Systematic abuse in Church-run institutions in Ireland has been the subject of several State inquiries over the past 20 years.
Illegal adoptions
It is estimated that approximately 100,000 children born to unmarried mothers in Ireland were adopted (both legally and illegally) and boarded out between 1922 and 1998.
In a statement released ahead of the conference, Justice for Magdalenes Research said: “Many of the individuals and family members of those who were abused are still unable to access their personal records or to discover the whereabouts of graves, and the State is imposing secrecy over the administrative records relating to the abuses.”
Co-organiser Dr James Smith, Associate Professor of English and Irish Studies at Boston College, said holding the conference at the university “offers a neutral space for conversations that are still difficult to hold back in Ireland.”

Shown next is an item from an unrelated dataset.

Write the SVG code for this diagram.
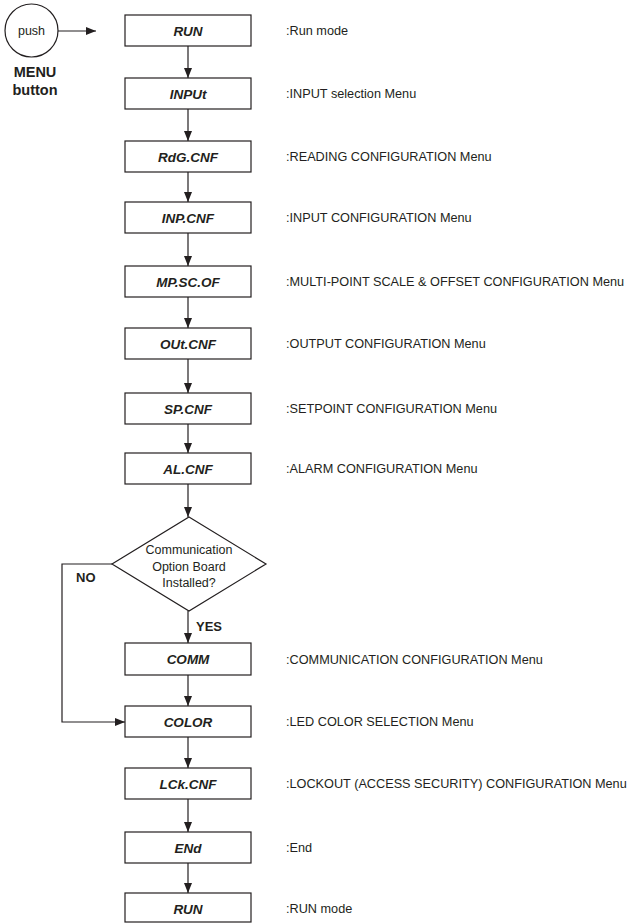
<svg xmlns="http://www.w3.org/2000/svg" width="631" height="923" viewBox="0 0 631 923">
<defs>
<marker id="ah" markerUnits="userSpaceOnUse" markerWidth="10" markerHeight="8" refX="10" refY="4" orient="auto">
<path d="M0,0 L10,4 L0,8 z" fill="#231f20"/>
</marker>
<style>
.box{fill:#fff;stroke:#231f20;stroke-width:1.2}
.bt{font-family:"Liberation Sans",Arial,sans-serif;font-size:13.5px;font-weight:bold;font-style:italic;fill:#231f20;text-anchor:middle}
.lb{font-family:"Liberation Sans",Arial,sans-serif;font-size:12.7px;fill:#231f20}
.dt{font-family:"Liberation Sans",Arial,sans-serif;font-size:12.5px;fill:#231f20;text-anchor:middle}
.bd{font-family:"Liberation Sans",Arial,sans-serif;font-weight:bold;fill:#231f20}
.cn{fill:none;stroke:#231f20;stroke-width:1.2}
</style>
</defs>
<rect width="631" height="923" fill="#fff"/>
<g id="push">
<circle cx="31.5" cy="30.5" r="26.5" class="box"/>
<text x="31.5" y="35" class="dt">push</text>
<text x="35" y="77" class="bd" font-size="14.5" text-anchor="middle">MENU</text>
<text x="35" y="95" class="bd" font-size="14.5" text-anchor="middle">button</text>
</g>
<g id="connectors">
<line x1="58" y1="31" x2="96" y2="31" class="cn" marker-end="url(#ah)"/>
<line x1="188" y1="46" x2="188" y2="78" class="cn" marker-end="url(#ah)"/>
<line x1="188" y1="109" x2="188" y2="141" class="cn" marker-end="url(#ah)"/>
<line x1="188" y1="172" x2="188" y2="202" class="cn" marker-end="url(#ah)"/>
<line x1="188" y1="233" x2="188" y2="266" class="cn" marker-end="url(#ah)"/>
<line x1="188" y1="297" x2="188" y2="328" class="cn" marker-end="url(#ah)"/>
<line x1="188" y1="359" x2="188" y2="393" class="cn" marker-end="url(#ah)"/>
<line x1="188" y1="424" x2="188" y2="453" class="cn" marker-end="url(#ah)"/>
<line x1="188" y1="484" x2="188" y2="517" class="cn" marker-end="url(#ah)"/>
<line x1="188" y1="611" x2="188" y2="643" class="cn" marker-end="url(#ah)"/>
<polyline points="112,564 62,564 62,722 125,722" class="cn" marker-end="url(#ah)"/>
<line x1="188" y1="675" x2="188" y2="706" class="cn" marker-end="url(#ah)"/>
<line x1="188" y1="737" x2="188" y2="768" class="cn" marker-end="url(#ah)"/>
<line x1="188" y1="799" x2="188" y2="832" class="cn" marker-end="url(#ah)"/>
<line x1="188" y1="863" x2="188" y2="893" class="cn" marker-end="url(#ah)"/>
<text x="76" y="582" class="bd" font-size="13">NO</text>
<text x="196" y="631" class="bd" font-size="13">YES</text>
</g>
<g id="run1"><rect x="125" y="15" width="126" height="31" class="box"/><text x="188" y="35.5" class="bt">RUN</text><text x="286" y="35" class="lb">:Run mode</text></g>
<g id="input"><rect x="125" y="78" width="126" height="31" class="box"/><text x="188" y="98.5" class="bt">INPUt</text><text x="286" y="98" class="lb">:INPUT selection Menu</text></g>
<g id="rdgcnf"><rect x="125" y="141" width="126" height="31" class="box"/><text x="188" y="161.5" class="bt">RdG.CNF</text><text x="286" y="161" class="lb">:READING CONFIGURATION Menu</text></g>
<g id="inpcnf"><rect x="125" y="202" width="126" height="31" class="box"/><text x="188" y="222.5" class="bt">INP.CNF</text><text x="286" y="222" class="lb">:INPUT CONFIGURATION Menu</text></g>
<g id="mpscof"><rect x="125" y="266" width="126" height="31" class="box"/><text x="188" y="286.5" class="bt">MP.SC.OF</text><text x="286" y="286" class="lb">:MULTI-POINT SCALE &amp; OFFSET CONFIGURATION Menu</text></g>
<g id="outcnf"><rect x="125" y="328" width="126" height="31" class="box"/><text x="188" y="348.5" class="bt">OUt.CNF</text><text x="286" y="348" class="lb">:OUTPUT CONFIGURATION Menu</text></g>
<g id="spcnf"><rect x="125" y="393" width="126" height="31" class="box"/><text x="188" y="413.5" class="bt">SP.CNF</text><text x="286" y="413" class="lb">:SETPOINT CONFIGURATION Menu</text></g>
<g id="alcnf"><rect x="125" y="453" width="126" height="31" class="box"/><text x="188" y="473.5" class="bt">AL.CNF</text><text x="286" y="473" class="lb">:ALARM CONFIGURATION Menu</text></g>
<g id="decision"><polygon points="189,517 266,564 189,611 112,564" class="box"/>
<text x="189" y="554" class="dt">Communication</text>
<text x="189" y="571" class="dt">Option Board</text>
<text x="189" y="587" class="dt">Installed?</text></g>
<g id="comm"><rect x="125" y="643" width="126" height="32" class="box"/><text x="188" y="664" class="bt">COMM</text><text x="286" y="663.5" class="lb">:COMMUNICATION CONFIGURATION Menu</text></g>
<g id="color"><rect x="125" y="706" width="126" height="31" class="box"/><text x="188" y="726.5" class="bt">COLOR</text><text x="286" y="726" class="lb">:LED COLOR SELECTION Menu</text></g>
<g id="lckcnf"><rect x="125" y="768" width="126" height="31" class="box"/><text x="188" y="788.5" class="bt">LCk.CNF</text><text x="286" y="788" class="lb">:LOCKOUT (ACCESS SECURITY) CONFIGURATION Menu</text></g>
<g id="end"><rect x="125" y="832" width="126" height="31" class="box"/><text x="188" y="852.5" class="bt">ENd</text><text x="286" y="852" class="lb">:End</text></g>
<g id="run2"><rect x="125" y="893" width="126" height="29" class="box"/><text x="188" y="913.5" class="bt">RUN</text><text x="286" y="913" class="lb">:RUN mode</text></g>
</svg>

“Since 1999, the Irish State has offered apologies and financial payments for some historical abuses, but it has failed to establish truth-telling mechanisms, including the provision of access to records and archives. Without truth-telling, there can be no guarantee of non-recurrence.”
Incarcerating women and children
Speaking ahead of the conference, Dr Katherine O’Donnell, conference co-organiser and associate professor at UCD School of Philosophy, said:
Twentieth-century Ireland incarcerated vulnerable women and their children in a network of related Church-run/State-funded institutions at a rate higher than any other country, including the Soviet Union.
“This is a very recent history and the legacy of suffering is all pervasive,” she said, adding that the principles of transitional justice could help Ireland “to address present day problems inherited from the recent past and allow us to move towards a more inclusive and caring future”.
The conference will discuss the key findings of the Clann Project Report, published two weeks ago by JFM Research, the Adoption Rights Alliance and global law firm, Hogan Lovells.
The report draws on 77 witness statements, extracted from conversations with 164 people who were separated from their family members through Ireland’s forced, secret adoption system and related historical abuses.
The Clann Project makes eight recommendations, including that the Irish State provides a statutory right to information for adopted people and others affected by historical and institutional abuse, introduces a new process of investigation open to all stakeholders and makes access to information its primary goal, and establishes a national repository of all institutional records.